Secara eksplisit ADT memberi tahu bahwa kejanggalan di Bukti Jalil ada kaitannya dengan pengaturan pertandingan. Terlepas dari pengakuannya yang mengatakan dia dan "bos"-nya (Nirwan bakrie) tidak terlibat, perkataannya menjadi bukti sahih bahwa laga itu memang sesuai kecurigaan publik.

Setelah acara Mata Najwa ADT menyebut jika pihak yang dicurigai sebagai pengatur (fixer) adalah seorang perempuan yang tidak ingin dia sebutkan namanya kepada publik, tapi kepada kepolisian. ADT hanya mengatakan jika fixer adalah perempuan, bukan pengurus PSSI, tidak paham sepakbola, dan diduga bisa masuk untuk mengajak "bermain" di hotel tempat para pemain timnas menginap.
Piala AFF 2010 adalah momen kebanggaan negara, bukan hanya sepakbola. Momentum paling dekat juara (Asia Tenggara) ya mungkin hanya saat itu saja yang benar-benar realistis, terutama secara kualitas tim. Markus Horison, Maman Abdurrahman, Cristian Gonzáles, Oktovianus Maniani, Firman Utina, Ahmad Bustomi, dan Irfan Bachdim sedang bagus-bagusnya.
Saat itu juga semua orang yang tak suka sepakbola, pada ikut membicarakan sepakbola. Selain karena ada faktor Bachdim, Twitter dan media sosial lainnya juga baru menjadi tren sehingga isu timnas, sepakbola, dan AFF 2010 mudah naik dan menjadi perbincangan khalayak.
Puluhan ribu masyarakat Indonesia rela terbang ke Malaysia untuk menyaksikan final legpertama. Lagi-lagi, banyak dari mereka yang kemarin sore, yang masih wangi, bukan hanya yang fanatik; itu adalah momen persatuan segala jenis suporter Indonesia, benar-benar bhinneka tunggal ika.

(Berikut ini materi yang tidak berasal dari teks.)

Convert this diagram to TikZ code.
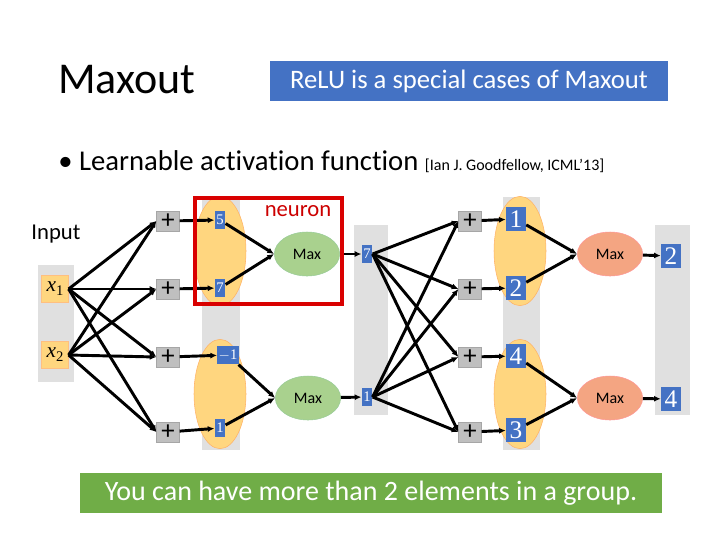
\documentclass[tikz,border=0pt]{standalone}
\usepackage{fontspec}
\setmainfont[Ligatures=NoCommon]{Carlito}
\newfontfamily\serf{Liberation Serif}
\usetikzlibrary{shapes.geometric,arrows.meta}
\definecolor{vblue}{HTML}{4472C4}
\definecolor{gbox}{HTML}{70AD47}
\definecolor{orng}{HTML}{FFD67F}
\definecolor{grn}{HTML}{A9D18E}
\definecolor{sal}{HTML}{F4A582}
\begin{document}
\begin{tikzpicture}[x=0.75pt,y=-0.75pt,
 col/.style={fill=black!12,draw=none},
 grp/.style={ellipse,fill=orng,draw=orange!60,minimum width=39pt,minimum height=82pt,inner sep=0},
 inp/.style={fill=orng,draw=orange!50,minimum size=20pt,inner sep=0,font=\serf\itshape\fontsize{16}{18}\selectfont},
 plus/.style={fill=black!25,draw=black!35,minimum width=17pt,minimum height=15pt,inner sep=0,font=\fontsize{20}{20}\selectfont},
 sv/.style={fill=vblue,text=white,minimum width=8pt,minimum height=14pt,inner sep=1pt,font=\serf\fontsize{11}{12}\selectfont},
 bv/.style={fill=vblue,text=white,minimum width=15pt,minimum height=18pt,inner sep=1pt,font=\serf\fontsize{19}{20}\selectfont},
 mx/.style={ellipse,minimum width=49pt,minimum height=33pt,inner sep=0,font=\fontsize{12}{13}\selectfont},
 ar/.style={-{Latex[length=5pt,width=4.5pt]},line width=2.2pt}]
\useasboundingbox (0,0) rectangle (720,540);
\node[anchor=west,inner sep=0] (title) at (58,80) {\fontsize{33}{36}\selectfont Maxout};
\node[fill=vblue,text=white,minimum width=298pt,minimum height=30pt,inner sep=0,font=\fontsize{20}{22}\selectfont] (relu) at (469,81) {ReLU is a special cases of Maxout};
\node[anchor=west,inner sep=0] (bul) at (58,162) {\fontsize{21.5}{24}\selectfont • Learnable activation function \fontsize{12}{14}\selectfont [Ian J. Goodfellow, ICML’13]};
\node (inl) at (56,234) {\fontsize{17}{19}\selectfont Input};
% columns
\fill[col] (38,265) rectangle (74,382);
\fill[col] (202,200) rectangle (240,450);
\fill[col] (354,225) rectangle (388,415);
\fill[col] (503,197) rectangle (540,450);
\fill[col] (655,225) rectangle (690,415);
\node[grp] (e1) at (220,251) {};
\node[grp] (e2) at (220,394) {};
\node[grp] (e3) at (520,251) {};
\node[grp] (e4) at (520,394) {};
\node[inp] (x1) at (55,289) {x\raisebox{-3pt}{\fontsize{11}{12}\selectfont\upshape 1}};
\node[inp] (x2) at (55,355) {x\raisebox{-3pt}{\fontsize{11}{12}\selectfont\upshape 2}};
\foreach \n/\y in {1/221,2/289,3/357,4/432}{
 \node[plus] (p\n) at (168,\y) {+};
 \node[plus] (q\n) at (470,\y) {+};
 \draw[ar] (x1.east) -- (p\n.west);
 \draw[ar] (x2.east) -- (p\n.west);
}
\node[sv] (a1) at (220,220) {5};
\node[sv] (a2) at (220,288) {7};
\node[sv] (a3) at (228,355) {$-$1};
\node[sv] (a4) at (220,428) {1};
\node[mx,fill=grn,draw=green!50!black!40] (m1) at (307,254) {Max};
\node[mx,fill=grn,draw=green!50!black!40] (m2) at (308,398) {Max};
\node[sv] (h1) at (367,254) {7};
\node[sv] (h2) at (367,397) {1};
\node[bv] (b1) at (516,219) {1};
\node[bv] (b2) at (516,288) {2};
\node[bv] (b3) at (516,356) {4};
\node[bv] (b4) at (516,430) {3};
\node[mx,fill=sal,draw=red!40] (n1) at (610,254) {Max};
\node[mx,fill=sal,draw=red!40] (n2) at (610,398) {Max};
\node[bv] (o1) at (671,256) {2};
\node[bv] (o2) at (671,399) {4};
\foreach \n in {1,2,3,4}{
 \draw[ar] (p\n) -- (a\n);
 \draw[ar] (q\n) -- (b\n);
 \draw[ar] (h1.east) -- (q\n.west);
 \draw[ar] (h2.east) -- (q\n.west);
}
\draw[ar] (a1) -- (m1.west); \draw[ar] (a2) -- (m1.west);
\draw[ar] (a3) -- (m2.west); \draw[ar] (a4) -- (m2.west);
\draw[ar] (b1) -- (n1.west); \draw[ar] (b2) -- (n1.west);
\draw[ar] (b3) -- (n2.west); \draw[ar] (b4) -- (n2.west);
\draw[ar] (m1) -- (h1); \draw[ar] (m2) -- (h2);
\draw[ar] (n1) -- (o1); \draw[ar] (n2) -- (o2);
\draw[red!85!black,line width=3pt] (195,198) rectangle (342,304);
\node[text=red!80!black,font=\fontsize{17}{19}\selectfont] (neu) at (298,211) {neuron};
\node[fill=gbox,text=white,minimum width=436pt,minimum height=30pt,inner sep=0,font=\fontsize{21}{23}\selectfont] (note) at (371,493) {You can have more than 2 elements in a group.};
\end{tikzpicture}
\end{document}
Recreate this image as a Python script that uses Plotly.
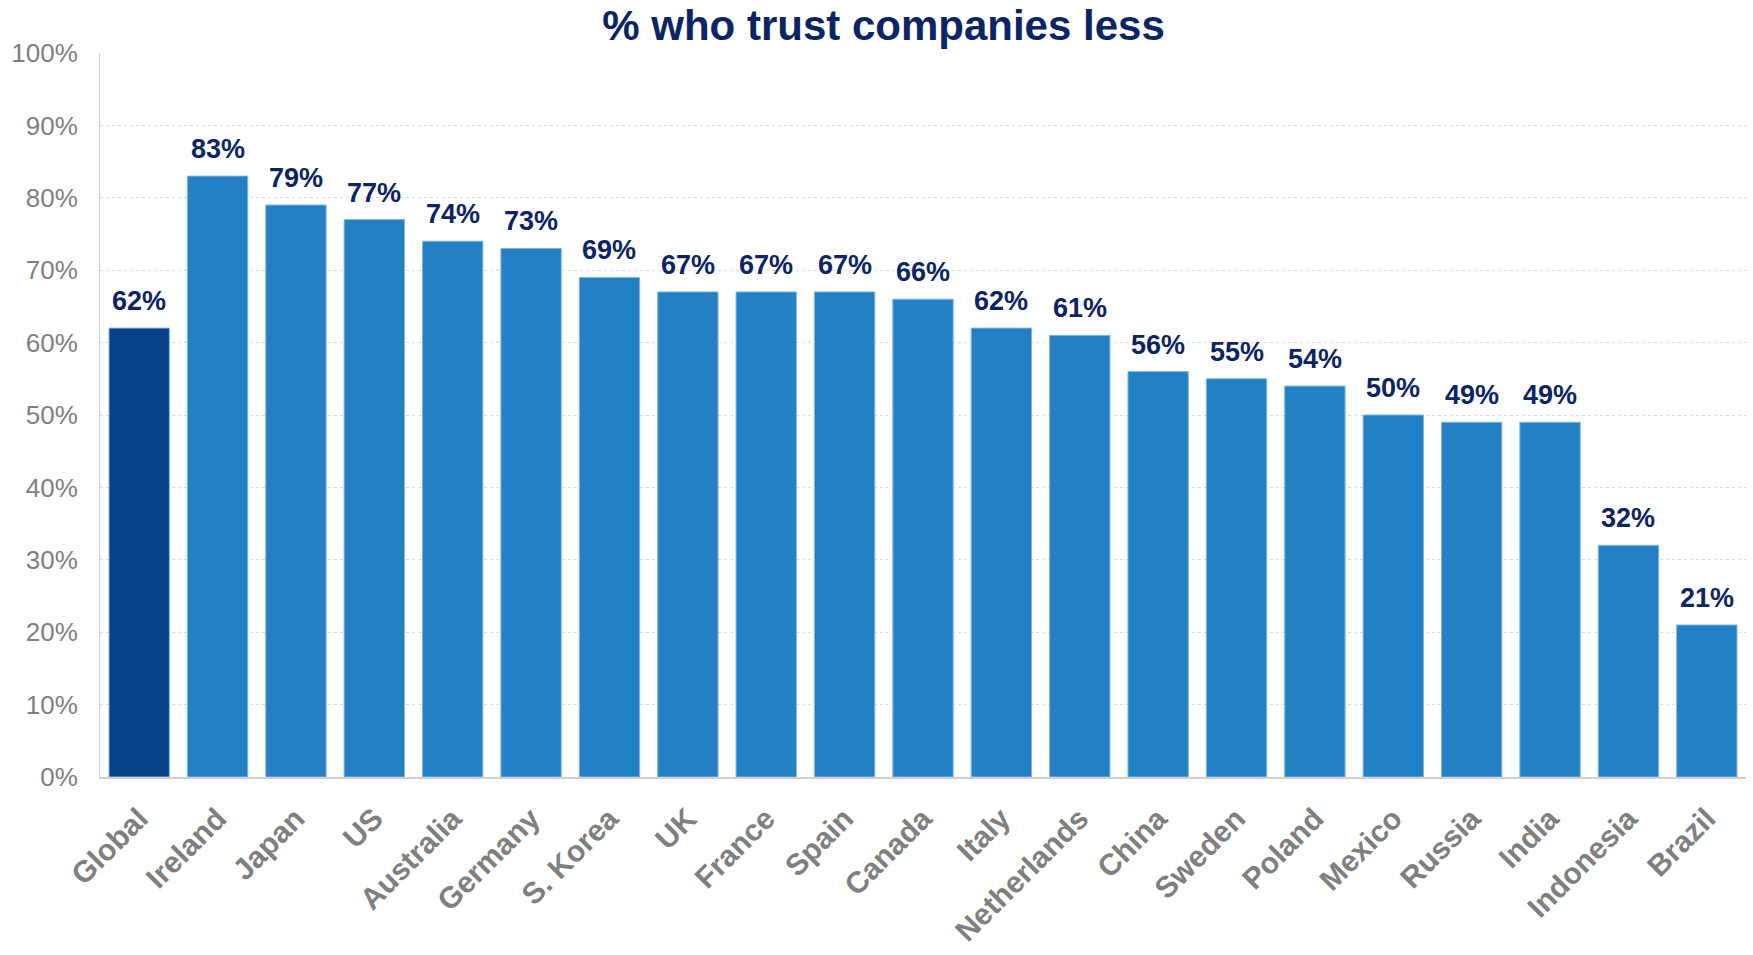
import plotly.graph_objects as go

countries = ["Global", "Ireland", "Japan", "US", "Australia", "Germany", "S. Korea", "UK",
             "France", "Spain", "Canada", "Italy", "Netherlands", "China", "Sweden", "Poland",
             "Mexico", "Russia", "India", "Indonesia", "Brazil"]
values = [62, 83, 79, 77, 74, 73, 69, 67, 67, 67, 66, 62, 61, 56, 55, 54, 50, 49, 49, 32, 21]
y_ticks = [0, 10, 20, 30, 40, 50, 60, 70, 80, 90, 100]
y_tick_labels = [f"{v}%" for v in y_ticks]

NAVY = "#0b2464"
DARK = "#07418a"
MID = "#2380c4"
GRAY = "#7f7f7f"
FONT = "Liberation Sans, Arial, sans-serif"

colors = [DARK if c == "Global" else MID for c in countries]

fig = go.Figure()
fig.add_trace(go.Bar(
    x=countries, y=values,
    marker=dict(color=colors, line=dict(color="#7fb6e2", width=1)),
    hoverinfo="skip",
))

for c, v in zip(countries, values):
    fig.add_annotation(x=c, y=v, text=f"<b>{v}%</b>", showarrow=False,
                       yanchor="bottom", yshift=10,
                       font=dict(family=FONT, size=27, color=NAVY))

fig.update_layout(
    width=1753, height=955,
    margin=dict(l=100, r=7, t=53, b=178, autoexpand=False),
    paper_bgcolor="white", plot_bgcolor="white",
    bargap=0.23,
    showlegend=False,
    title=dict(text="<b>% who trust companies less</b>", x=0.504, xref="container", xanchor="center",
               y=1 - 25 / 955, yref="container", yanchor="middle",
               font=dict(family=FONT, size=42, color=NAVY)),
    font=dict(family=FONT),
)
fig.update_yaxes(
    range=[0, 100], tickvals=y_ticks, ticktext=y_tick_labels,
    showgrid=True, gridcolor="#d9d9d9", griddash="dot", gridwidth=1,
    showline=True, linecolor="#d0d0d0", linewidth=1,
    ticks="", ticklabelstandoff=16, automargin=False,
    tickfont=dict(family=FONT, size=26, color=GRAY),
    zeroline=False, fixedrange=True,
)
fig.update_xaxes(
    showline=True, linecolor="#d0d0d0", linewidth=2,
    tickangle=-45, ticks="", ticklabelstandoff=10, automargin=False,
    tickfont=dict(family=FONT, size=30, color=GRAY, weight="bold"),
    fixedrange=True,
)

fig.write_html("out.html")
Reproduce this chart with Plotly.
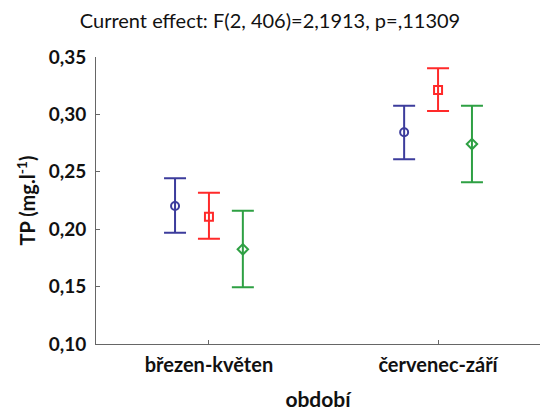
import plotly.graph_objects as go

# Season groups and the three series (mean with lower/upper confidence limits)
periods = ["březen-květen", "červenec-září"]
series_names = ["1", "2", "3"]
means = [
    [0.2202, 0.2844],
    [0.2109, 0.3213],
    [0.1825, 0.2742],
]
lower = [
    [0.1970, 0.2609],
    [0.1917, 0.3030],
    [0.1494, 0.2409],
]
upper = [
    [0.2443, 0.3076],
    [0.2318, 0.3402],
    [0.2161, 0.3076],
]
y_ticks = [0.10, 0.15, 0.20, 0.25, 0.30, 0.35]
y_tick_text = ["0,10", "0,15", "0,20", "0,25", "0,30", "0,35"]

colors = ["#3c3c9c", "#ff2a2a", "#2ea043"]
symbols = ["circle-open", "square-open", "diamond-open"]
offsets = [-0.148, 0.0, 0.148]

fig = go.Figure()
for i in range(3):
    xs = [k + offsets[i] for k in range(len(periods))]
    fig.add_trace(go.Scatter(
        x=xs,
        y=means[i],
        mode="markers",
        name=series_names[i],
        marker=dict(symbol=symbols[i], color=colors[i], size=8,
                    line=dict(width=2, color=colors[i])),
        error_y=dict(
            type="data",
            symmetric=False,
            array=[u - m for u, m in zip(upper[i], means[i])],
            arrayminus=[m - l for m, l in zip(means[i], lower[i])],
            color=colors[i],
            thickness=2,
            width=11,
        ),
        showlegend=False,
    ))

font_family = "Lato, 'Open Sans', sans-serif"

fig.update_layout(
    width=540,
    height=411,
    margin=dict(l=96, r=0, t=57, b=67),
    paper_bgcolor="white",
    plot_bgcolor="white",
    font=dict(family=font_family, color="#111111"),
    title=dict(
        text="Current effect: F(2, 406)=2,1913, p=,11309",
        x=0.5, xanchor="center", y=0.949, yanchor="middle",
        font=dict(size=20, family=font_family, color="#111111"),
    ),
)

fig.update_xaxes(
    range=[-0.493, 1.445],
    tickmode="array",
    tickvals=list(range(len(periods))),
    ticktext=periods,
    ticks="inside",
    ticklen=4,
    tickcolor="#666666",
    showline=True,
    linecolor="#666666",
    linewidth=1,
    showgrid=False,
    zeroline=False,
    automargin=False,
    tickfont=dict(size=20, family=font_family, weight="bold"),
    ticklabelstandoff=3,
    title=dict(text="období", font=dict(size=21, family=font_family, weight="bold"),
               standoff=19),
)

fig.update_yaxes(
    range=[0.10, 0.35],
    tickmode="array",
    tickvals=y_ticks,
    ticktext=y_tick_text,
    ticks="inside",
    ticklen=4,
    tickcolor="#666666",
    showline=True,
    linecolor="#666666",
    linewidth=1,
    showgrid=False,
    zeroline=False,
    automargin=False,
    tickfont=dict(size=19, family=font_family, weight="bold"),
    ticklabelstandoff=5,
    title=dict(text="TP (mg.l<sup>-1</sup>)", font=dict(size=20, family=font_family, weight="bold"),
               standoff=7),
)

fig.write_html("out.html")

Semua elemen juga berlomba-lomba untuk "memanfaatkan" para pemain Timnas Indonesia. Nirwan Bakrie sampai mengadakan pengajian jelang final. Ada rasa optimisme Indonesia bisa kembali mengulang kemenangan seperti pada laga pembuka grup di mana Indonesia menumbangkan Malaysia 5-1. Piala AFF 2010 bisa menjadi titik balik sepakbola Indonesia.
Begitu kalah secara telak, tentu mengejutkan. Ditambah sejumlah kejanggalan khususnya pada proses kebobolan-kebobolan Indonesia, plus kegagalan Firman Utina mengeksekusi penalti, isu Indonesia sengaja mengalah mencuat. Apalagi muncul juga kabar bahwa ada "surat kaleng" yang ditujukan pada Presiden Indonesia ketika itu, Susilo Bambang Yudhoyono, yang berisi tentang pengakuan adanya suap yang melibatkan pemain timnas sehingga Indonesia gagal juara. Namun isu yang berkembang justru soal laser yang menyoroti mata kiper Timnas, Markus Horison, sebagai biang kerok kekalahan Indonesia.
ADT sudah mengeluarkan pernyataan di Mata Najwa, ditambah lagi kesiapan Kapolri, yakni Tito Karnavian, yang telah membentuk Satgas khusus memberantas mafia sepakbola Indonesia, juga disaksikan Menpora, Imam Nahrawi.
Sekarang semua orang akan menunggu tindak lanjut itu. Bagaimanapun Final Piala AFF 2010 bukan sekadar masa lalu yang begitu saja bisa dilupakan. Final AFF 2010 ini tidak akan pernah basi karena terlalu menyakitkan bagi Indonesia. Publik tentunya jengkel betul mengetahui bahwa kans terbesar Indonesia menjuarai Piala AFF nyatanya digagalkan oleh pemain(-pemain) Indonesia yang melacurkan diri demi kepentingan pribadi.
Dari situ juga bisa jadi pintu penuntas segala keresahan publik tentang praktik pengaturan skor di sepakbola nasional. Nama-nama yang diduga terlibat praktik kotor ini satu per satu dibeberkan. ADT yang dianggap sebagai pemegang kunci kebusukan sepakbola Indonesia ini mengatakan siap memberikan keterangan sedetail-detailnya pada kepolisian. Sungguh keterlaluan jika isu ini lagi-lagi hanya jadi isu numpang lewat semata seperti yang sudah terjadi tahun-tahun sebelumnya.
Kini dengan pernyataan ADT dan komitmen Kapolri, dengan berjuta-juta pasang mata yang menyaksikan Mata Najwa sebagai saksi, itu sudah cukup jadi pengikat janji antara pihak kepolisian dengan masyarakat untuk menelanjangi segala dosa yang ada di final Piala AFF 2010 sebuah momen pengkhianatan bangsa.